As amusing as the headline for this is, Kolodin's bill is not the usual daft nonsense that Republicans usually propose. And since it wasn't it passed both chambers of the Arizona Legislature. Kolodin hopes his bill will become a model for other states because he has worried that well-intentioned efforts to regulate AI in elections could trample on speech rights.
Source: The Guardian
An Arizona state representative behind a new law that regulates deepfakes in elections used an artificial intelligence chatbot, ChatGPT, to write part of the law – specifically, the part that defines what a deepfake is.
Republican Alexander Kolodin’s bill, which passed unanimously in both chambers and was signed by the Democratic governor this week, will allow candidates in Arizona or residents to ask a judge to declare whether a supposed deepfake is real or not, giving candidates a way to debunk AI-generated misinformation.
Kolodin said he used the chatbot ChatGPT to help define what “digital impersonation” is for the bill in part because it was a fun way to demonstrate the technology.
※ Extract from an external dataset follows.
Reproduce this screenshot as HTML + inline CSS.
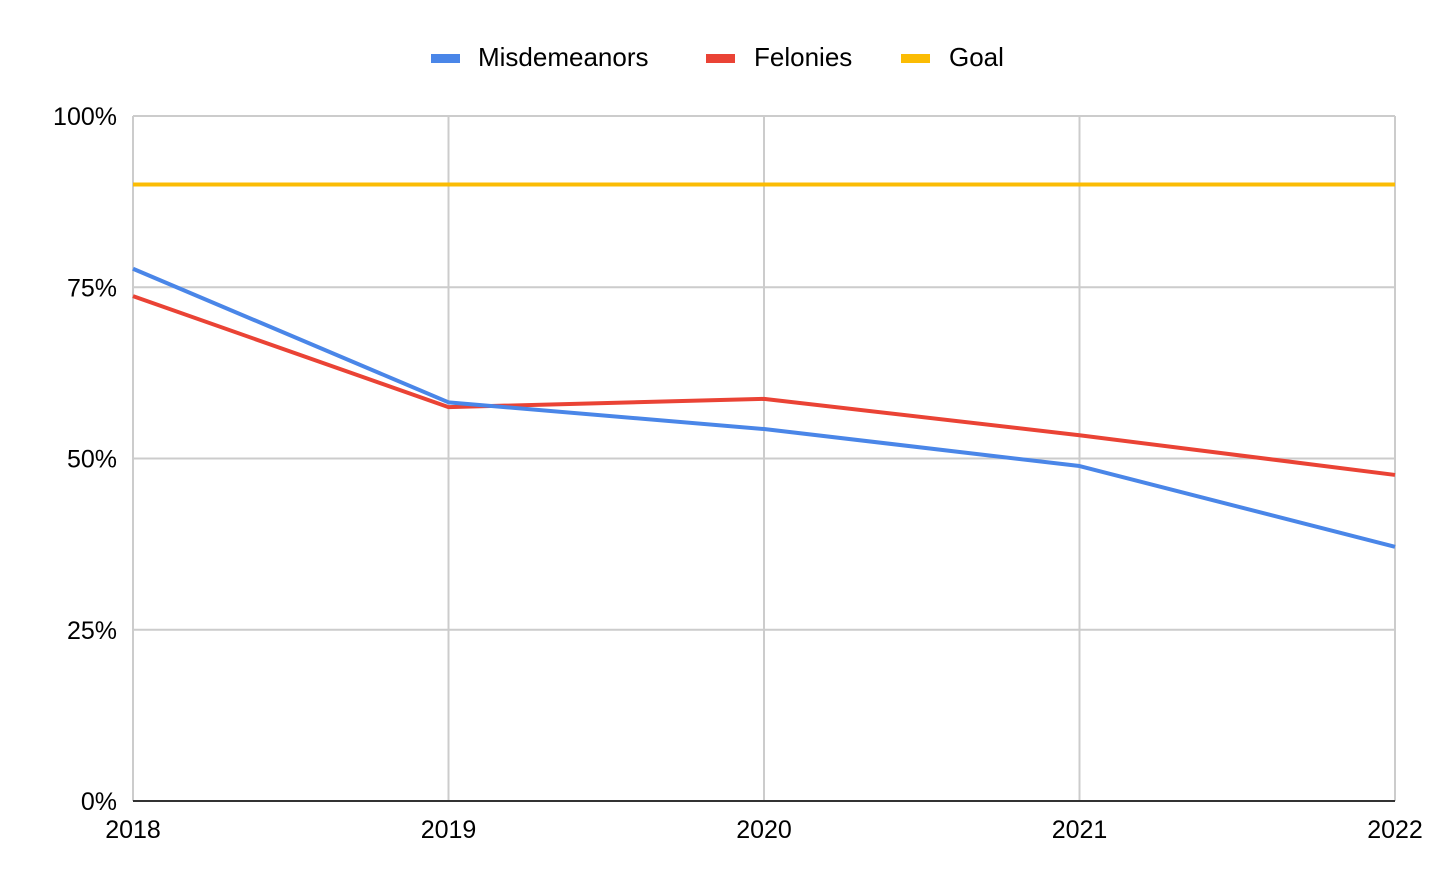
<!DOCTYPE html>
<html><head><meta charset="utf-8"><style>
body{margin:0;background:#fff;}
svg text{font-family:"Liberation Sans",Arial,sans-serif;fill:#000;}
</style></head><body>
<svg id="chart" width="1440" height="889" xmlns="http://www.w3.org/2000/svg">
<g id="legend">
<g><rect x="431" y="54" width="29" height="9" fill="#4a86e8"/><text x="478" y="66" font-size="26">Misdemeanors</text></g>
<g><rect x="706" y="54" width="29" height="9" fill="#ea4335"/><text x="754" y="66" font-size="26">Felonies</text></g>
<g><rect x="901" y="54" width="29" height="9" fill="#fbbc04"/><text x="949" y="66" font-size="26">Goal</text></g>
</g>
<g id="grid"></g>
<g id="axes"></g>
<g id="series"></g>
</svg>
<script>
const categories = ["2018","2019","2020","2021","2022"];
const misdemeanors = [77.7, 58.2, 54.3, 48.9, 37.1];
const felonies = [73.7, 57.5, 58.7, 53.4, 47.6];
const goal = [90, 90, 90, 90, 90];
const yTicks = [0, 25, 50, 75, 100];
const yTickLabels = ["0%","25%","50%","75%","100%"];

const NS="http://www.w3.org/2000/svg";
const L=133,R=1395,T=116,B=801;
const x=i=>L+(R-L)*i/(categories.length-1);
const y=v=>B-(B-T)*v/100;
function mk(tag,attrs,parent){const e=document.createElementNS(NS,tag);for(const k in attrs)e.setAttribute(k,attrs[k]);parent.appendChild(e);return e;}
const grid=document.getElementById('grid'),axes=document.getElementById('axes'),series=document.getElementById('series');
yTicks.forEach((t,i)=>{
  if(t>0){const l=mk('line',{x1:L,x2:R,y1:y(t),y2:y(t),stroke:'#cccccc','stroke-width':2},grid);
  
  }
  const tx=mk('text',{x:117,y:y(t)+9,'text-anchor':'end','font-size':25},axes);
  tx.textContent=yTickLabels[i];
  
  
});
categories.forEach((c,i)=>{
  const l=mk('line',{x1:x(i),x2:x(i),y1:T,y2:B,stroke:'#cccccc','stroke-width':2},grid);
  
  
  const tx=mk('text',{x:x(i),y:838,'text-anchor':'middle','font-size':25},axes);
  tx.textContent=c;
  
  
});
const base=mk('line',{x1:L,x2:R,y1:B,y2:B,stroke:'#333','stroke-width':2},axes);


[[goal,'#fbbc04','goal-line'],[felonies,'#ea4335','felonies-line'],[misdemeanors,'#4a86e8','misdemeanors-line']].forEach(([d,c,n])=>{
  const p=mk('polyline',{points:d.map((v,i)=>x(i)+','+y(v)).join(' '),fill:'none',stroke:c,'stroke-width':4,'stroke-linejoin':'round'},series);
  
  
});
</script>
</body></html>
He provided a screenshot of ChatGPT’s response to the question of what a deepfake is, which is similar to language that is included in the bill’s definition.
“I am by no means a computer scientist,” Kolodin said. “And so when I was trying to write the technical portion of it, in terms of what sort of technological processing makes something a deepfake, I was kind of struggling with the terminology. So I thought to myself, well, let me just ask the subject matter expert. And so I asked ChatGPT to write a definition of what was a deepfake.”